Cela fait longtemps que je crois que ce qui caractérise dorénavant le contexte politique du Québec, c'est la fin du projet souverainiste. Pas la mort de l'idée, mais l'impossibilité d'une victoire.
J'ai même écrit un livre à ce sujet, en 2008, intitulé À mes amis souverainistes, à une période où personne n'osait faire de telles prédictions. Eh bien, cette semaine, nous venons d'avoir un autre indice probant qui confirme cette thèse.
Cet indice, ce n'est pas le sondage CROP que nous avons publié mercredi, selon lequel les appuis au gouvernement péquiste tombent à 25% et les libéraux remontent à 38%, et qui indique que l'appui à la souveraineté se maintient à un niveau très bas de 34%. Le Québec n'est pas divisé moitié-moitié, mais bien deux tiers-un tiers, un retard insurmontable.
Paradoxalement, l'indice le plus révélateur, c'est plutôt la campagne de promotion de la souveraineté que le Parti québécois a lancé avec une certaine fanfare le week-end dernier, avec un site web et des vidéoclips que l'on peut trouver sur YouTube.
On aurait cru que si le PQ voulait convaincre une population qui déserte son option, il aurait déployé une grande énergie à réactualiser son message, à trouver les mots pour lui redonner un élan. Mais ces clips sont tellement ternes, les arguments si éculés, que les concepteurs de cette campagne envoient le message qu'ils n'y croient plus vraiment, qu'ils savent que la victoire est impossible. Leur campagne ne vise pas à inverser une tendance inexorable, mais à montrer qu'ils n'abandonnent pas. Le résultat: des clips du désespoir qui suintent l'échec.

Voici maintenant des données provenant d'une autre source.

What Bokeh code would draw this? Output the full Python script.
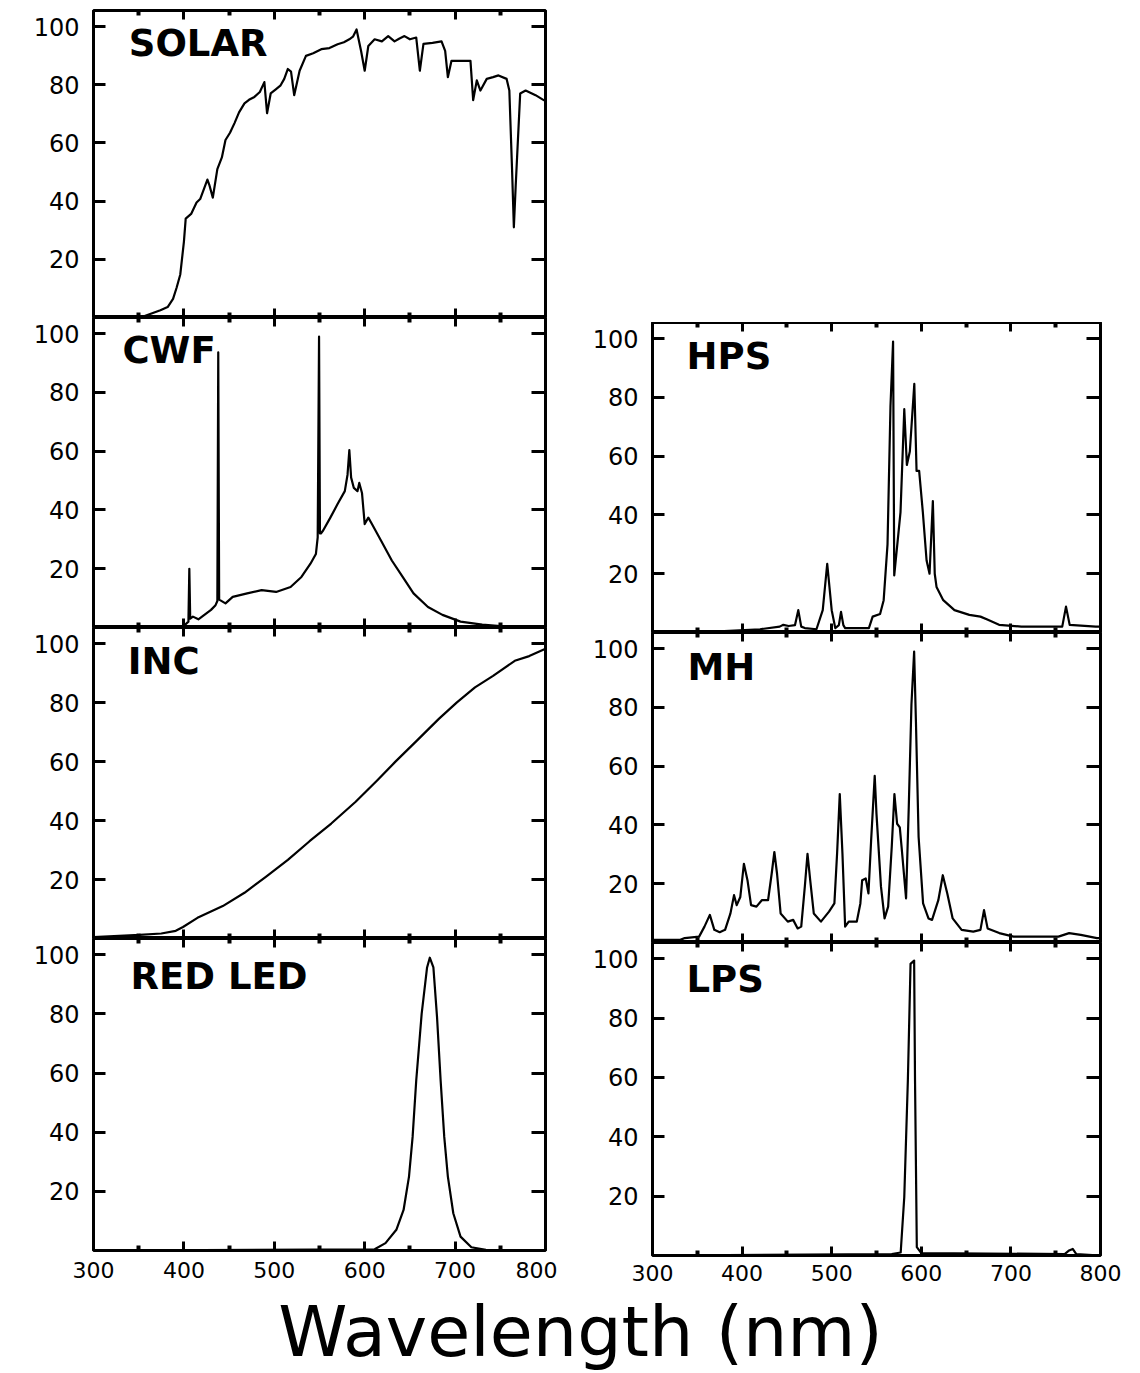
from bokeh.plotting import figure
from bokeh.models import Range1d, FixedTicker, LinearAxis, Label, Spacer
from bokeh.layouts import column, row
from bokeh.embed import file_html
from bokeh.resources import INLINE

# ---------------- data ----------------
X_TICKS = [300, 400, 500, 600, 700, 800]
X_MINOR = [350, 450, 550, 650, 750]
Y_TICKS = [20, 40, 60, 80, 100]

SOLAR_WL = [300, 352, 374, 382, 388, 392, 396, 400, 402, 408,
            414, 418, 426, 428, 432, 437, 442, 446, 451, 456,
            461, 467, 472, 478, 484, 489, 492, 496, 502, 507,
            511, 515, 518.5, 522, 528, 535, 543, 552, 561, 570,
            577, 583, 587, 591, 596, 600, 604, 611, 619, 626,
            633, 638, 644, 650, 657, 661, 665, 675, 685, 689,
            692, 696, 707, 717, 720, 724, 728, 735, 742, 748,
            757, 760, 763, 765, 767, 772, 778, 789, 798, 800]
SOLAR_VAL = [0, 0, 2.5, 3.6, 6.4, 10.3, 14.8, 26, 34, 35.6,
             39.5, 40.7, 47.4, 45.7, 41.2, 51, 55, 61, 63.5, 66.8,
             70.5, 73.6, 74.8, 75.8, 77.5, 80.9, 70.2, 77, 78.5, 79.8,
             82, 85.4, 84.5, 76.4, 84.8, 89.9, 90.8, 92.2, 92.6, 93.9,
             94.6, 95.6, 96.5, 99, 91.6, 84.8, 93.3, 95.6, 94.9, 96.7,
             94.9, 95.8, 96.7, 95.6, 96.2, 84.8, 94, 94.4, 94.9, 91.6,
             82.6, 88.2, 88.2, 88.2, 74.7, 81.5, 78, 82, 82.6, 83.2,
             82, 78, 51, 31, 45, 77, 78, 76.4, 74.7, 74.4]

CWF_WL = [300, 398, 405, 406, 407, 410, 416, 430, 435, 437,
          438, 439, 440, 446, 454, 470, 486, 502, 518, 530,
          540, 546, 548, 549.5, 550.5, 551.5, 554, 562, 570, 578,
          581, 583, 585, 588, 592, 594, 597, 600, 604, 608,
          618, 630, 642, 654, 670, 686, 706, 730, 750, 800]
CWF_VAL = [0, 0, 2, 20, 3, 3.7, 2.8, 6, 7.6, 9,
           93.6, 9.5, 9.3, 8.2, 10.4, 11.6, 12.7, 12.1, 13.8, 17.2,
           21.7, 25, 30.7, 99, 32, 32, 33, 37.4, 42, 46.4,
           52, 60.4, 51, 47.5, 46.4, 49.2, 45.8, 35.2, 37.4, 35.2,
           29.6, 22.8, 17.2, 11.6, 7, 4.3, 2, 1, 0.5, 0.5]

INC_WL = [300, 351, 375, 391, 399, 415, 443, 467, 491, 515,
          539, 563, 590, 614, 634, 658, 682, 702, 722, 742,
          766, 782, 800]
INC_VAL = [0.5, 1.2, 1.7, 2.6, 3.9, 7, 11, 15.5, 21, 26.7,
           33, 39, 46.4, 53.7, 60, 67.2, 74.5, 80.1, 85.2, 89.1,
           94.2, 95.8, 98.3]

LED_WL = [300, 611, 623, 635, 643, 649, 653, 657, 663, 669,
          672, 676, 680, 684, 688, 692, 698, 706, 718, 734, 800]
LED_VAL = [0, 0.4, 2.5, 7, 13.7, 25, 38.4, 57.5, 80, 95.7,
           99, 95.7, 79, 57.5, 38.4, 25, 12.6, 4.7, 1.1, 0.2, 0]

HPS_WL = [300, 380, 420, 442, 446, 452, 459, 462.7, 466, 470,
          483, 490, 495, 500, 504, 508, 510.4, 513, 515, 541.5,
          545.7, 554, 558, 562.3, 565.6, 568.5, 569.8, 576.8, 581, 583.9,
          587.2, 592.2, 594.7, 597.6, 601.7, 605.9, 609.2, 612.9, 615, 617,
          624.5, 637, 653.6, 666, 674.3, 686.8, 711.7, 757.3, 761.5, 765.6,
          794.7, 800]
HPS_VAL = [0, 0.5, 1.1, 2, 2.6, 2.2, 2.5, 7.6, 2, 1.5,
           1.1, 7.6, 23.4, 7.6, 1.5, 2.5, 7, 2.5, 1.5, 1.5,
           5.4, 6.3, 11, 30, 77, 99, 19.4, 41, 76, 57,
           61.6, 84.6, 55, 55, 41, 24.5, 20, 44.7, 20, 15.5,
           11, 7.6, 6, 5.4, 4.3, 2.6, 2, 2, 8.8, 2.6,
           2, 2]

MH_WL = [300, 331, 336, 352, 358, 364, 369, 375, 381, 387,
         391, 394, 398, 402, 406, 410, 416, 422, 429, 433,
         436, 439, 443, 451, 457, 462, 466, 470, 473, 476,
         480, 488, 497, 503, 506, 509, 512, 515, 519, 528,
         532, 534, 538, 541, 544, 548, 550, 555, 559, 563,
         567, 570, 573, 576, 578, 583, 586, 589, 592, 594,
         597, 602, 608, 612, 619, 624, 629, 635, 645, 658,
         666, 670, 674, 687, 703, 736, 753, 765, 778, 796,
         800]
MH_VAL = [0.9, 0.9, 1.5, 2, 5.4, 9.4, 4.3, 3.5, 4.3, 9.9,
          16.1, 12.7, 15.5, 26.8, 21.2, 12.7, 12.2, 14.4, 14.4, 23.4,
          30.8, 23.4, 9.9, 7.1, 7.7, 4.8, 5.4, 19, 30.2, 21.2,
          9.9, 7.1, 10.5, 13.3, 30.2, 50.5, 30.2, 5.4, 7.1, 7.1,
          13.3, 21.2, 21.8, 16.7, 34.7, 56.7, 43.7, 19, 8.2, 12.2,
          32.5, 50.5, 40.4, 39.2, 32.5, 15, 46, 81, 99, 75.3,
          35.9, 13.3, 8.2, 7.7, 14.4, 22.9, 16.7, 8.2, 4.3, 3.7,
          4.3, 11, 4.8, 3.2, 2, 2, 2, 3.2, 2.6, 1.5,
          1.5]

LPS_WL = [300, 567, 577, 581, 585, 588, 592, 593, 595, 600, 760, 765, 769, 773, 800]
LPS_VAL = [0, 0.5, 1, 19.7, 59, 98.3, 99.4, 59, 2.8, 0.8, 0.5, 1.7, 2.2, 0.5, 0]

# ---------------- styling / layout ----------------
TICK_FONT = "DejaVu Sans"
NAME_FONT = "DejaVu Sans"
Y_TOP = 105.5


def blank_labels(ax, ticks):
    ax.major_label_overrides = {t: "" for t in ticks}
    ax.major_label_text_font_size = "0px"
    ax.major_label_standoff = 0


def make_panel(name, wl, val, w, h, bl, br, bt, bb, xlabels, xstand, name_x, name_y):
    p = figure(width=w, height=h, x_range=Range1d(300, 800), y_range=Range1d(0, Y_TOP),
               output_backend="svg", toolbar_location=None,
               x_axis_location=None, y_axis_location=None,
               min_border_left=bl, min_border_right=br,
               min_border_top=bt, min_border_bottom=bb)
    p.xgrid.visible = False
    p.ygrid.visible = False
    p.outline_line_color = "black"
    p.outline_line_width = 3
    p.background_fill_color = "white"
    p.border_fill_color = "white"

    p.line(wl, val, line_color="black", line_width=2.2, line_join="round")

    # y axes (left with labels, right ticks only)
    for side, tin in (("left", 12), ("right", 14)):
        ax = LinearAxis(ticker=FixedTicker(ticks=Y_TICKS), axis_line_color=None,
                        major_tick_in=tin, major_tick_out=0,
                        minor_tick_in=0, minor_tick_out=0,
                        major_tick_line_width=3, major_tick_line_color="black")
        if side == "left":
            ax.major_label_text_font = TICK_FONT
            ax.major_label_text_font_size = "24px"
            ax.major_label_text_color = "black"
            ax.major_label_standoff = 14
        else:
            blank_labels(ax, Y_TICKS)
        p.add_layout(ax, side)

    # x axes (top and bottom ticks pointing inward)
    for side in ("above", "below"):
        ax = LinearAxis(ticker=FixedTicker(ticks=X_TICKS, minor_ticks=X_MINOR),
                        axis_line_color=None,
                        major_tick_in=9, major_tick_out=0,
                        minor_tick_in=5, minor_tick_out=0,
                        major_tick_line_width=3, minor_tick_line_width=4,
                        major_tick_line_color="black", minor_tick_line_color="black")
        if side == "below" and xlabels:
            ax.major_label_text_font = TICK_FONT
            ax.major_label_text_font_size = "22px"
            ax.major_label_text_color = "black"
            ax.major_label_standoff = xstand
        else:
            blank_labels(ax, X_TICKS)
        p.add_layout(ax, side)

    p.add_layout(Label(x=name_x, y=name_y, text=name, text_font=NAME_FONT,
                       text_font_style="bold", text_font_size="37px",
                       text_color="black", text_baseline="middle"))
    return p


LW, RW = 557, 583
left_panels = [
    make_panel("SOLAR", SOLAR_WL, SOLAR_VAL, LW, 317, 93, 12, 10, 0, False, 0, 339, 94.0),
    make_panel("CWF", CWF_WL, CWF_VAL, LW, 310, 93, 12, 0, 0, False, 0, 332, 94.4),
    make_panel("INC", INC_WL, INC_VAL, LW, 311, 93, 12, 0, 0, False, 0, 338, 94.1),
    make_panel("RED LED", LED_WL, LED_VAL, LW, 352, 93, 12, 0, 40, True, 11, 341, 92.5),
]
right_panels = [
    make_panel("HPS", HPS_WL, HPS_VAL, RW, 310, 95, 40, 0, 0, False, 0, 338, 93.9),
    make_panel("MH", MH_WL, MH_VAL, RW, 310, 95, 40, 0, 0, False, 0, 339, 93.6),
    make_panel("LPS", LPS_WL, LPS_VAL, RW, 348, 95, 40, 0, 35, True, 9, 338, 92.9),
]

title = figure(width=1140, height=83, x_range=Range1d(0, 1140), y_range=Range1d(0, 83),
               output_backend="svg", toolbar_location=None,
               x_axis_location=None, y_axis_location=None,
               min_border_left=0, min_border_right=0, min_border_top=0, min_border_bottom=0)
title.xgrid.visible = False
title.ygrid.visible = False
title.outline_line_color = None
title.add_layout(Label(x=580, y=41.5, text="Wavelength (nm)", text_align="center",
                       text_baseline="middle", text_font="DejaVu Sans",
                       text_font_size="70px", text_color="black"))

layout = column(
    row(column(*left_panels), column(Spacer(width=RW, height=322), *right_panels)),
    title,
)

open("out.html", "w").write(file_html(layout, INLINE))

Cela se voit à la forme. Dans ces clips statiques, Pauline Marois, raide comme un piquet, débite ses textes sans réussir à être émouvante ou convaincante, dans un style visuel rappelant les publicités destinées à l'âge d'or qu'on peut voir sur des chaînes comme RDI - Bose, HomEquity ou Manuvie. Cette pauvreté artistique est significative, car la souveraineté a longtemps été un ferment d'expression artistique. Ce que suggèrent ces vidéos, c'est que le monde de la création a déserté le bateau.
Quant au fond, les thèmes sont classiques, comme «La souveraineté, c'est payant». Les arguments exactement les mêmes qu'il y a 40 ans - la duplication, l'argent qu'on envoie à Ottawa - sans tenir compte du fait que le passage du temps exigerait des réponses moins infantilisantes. Mais, ce qui m'a vraiment fait sursauter, c'est le thème «La souveraineté, c'est la fin des chicanes».
«Ça fait 150 ans qu'on se chicane, explique Mme Marois, parce que le Canada prend des décisions pour le Canada, pas pour le Québec. Oui, c'est fatigant. Mais il y a juste une façon de mettre fin aux chicanes une fois pour toutes. C'est l'indépendance! On ne se chicane pas avec les États-Unis, on ne se chicane pas avec la France ou avec l'Angleterre. Quand le Québec va être un pays, on se chicanera pas plus avec le Canada. L'indépendance, c'est la fin des chicanes!»
On croit rêver. Car les pays peuvent se chicaner: par exemple, en 1944, 14 ans à peine avant la fondation du RIN, l'Allemagne et la France étaient en «chicane» ! Et personne ne peut croire, qu'au lendemain d'une séparation, les relations seraient soudainement harmonieuses avec un «Reste du Canada» amputé contre son gré.
Cette impasse du PQ comme porteur de la souveraineté reflète son impasse comme gouvernement, déchiré entre ses efforts pour ne pas perdre l'appui des fidèles de l'option et pour séduire une majorité qui n'en veut plus, et explique pourquoi il chute dans les sondages et qu'il gouverne comme une poule sans tête.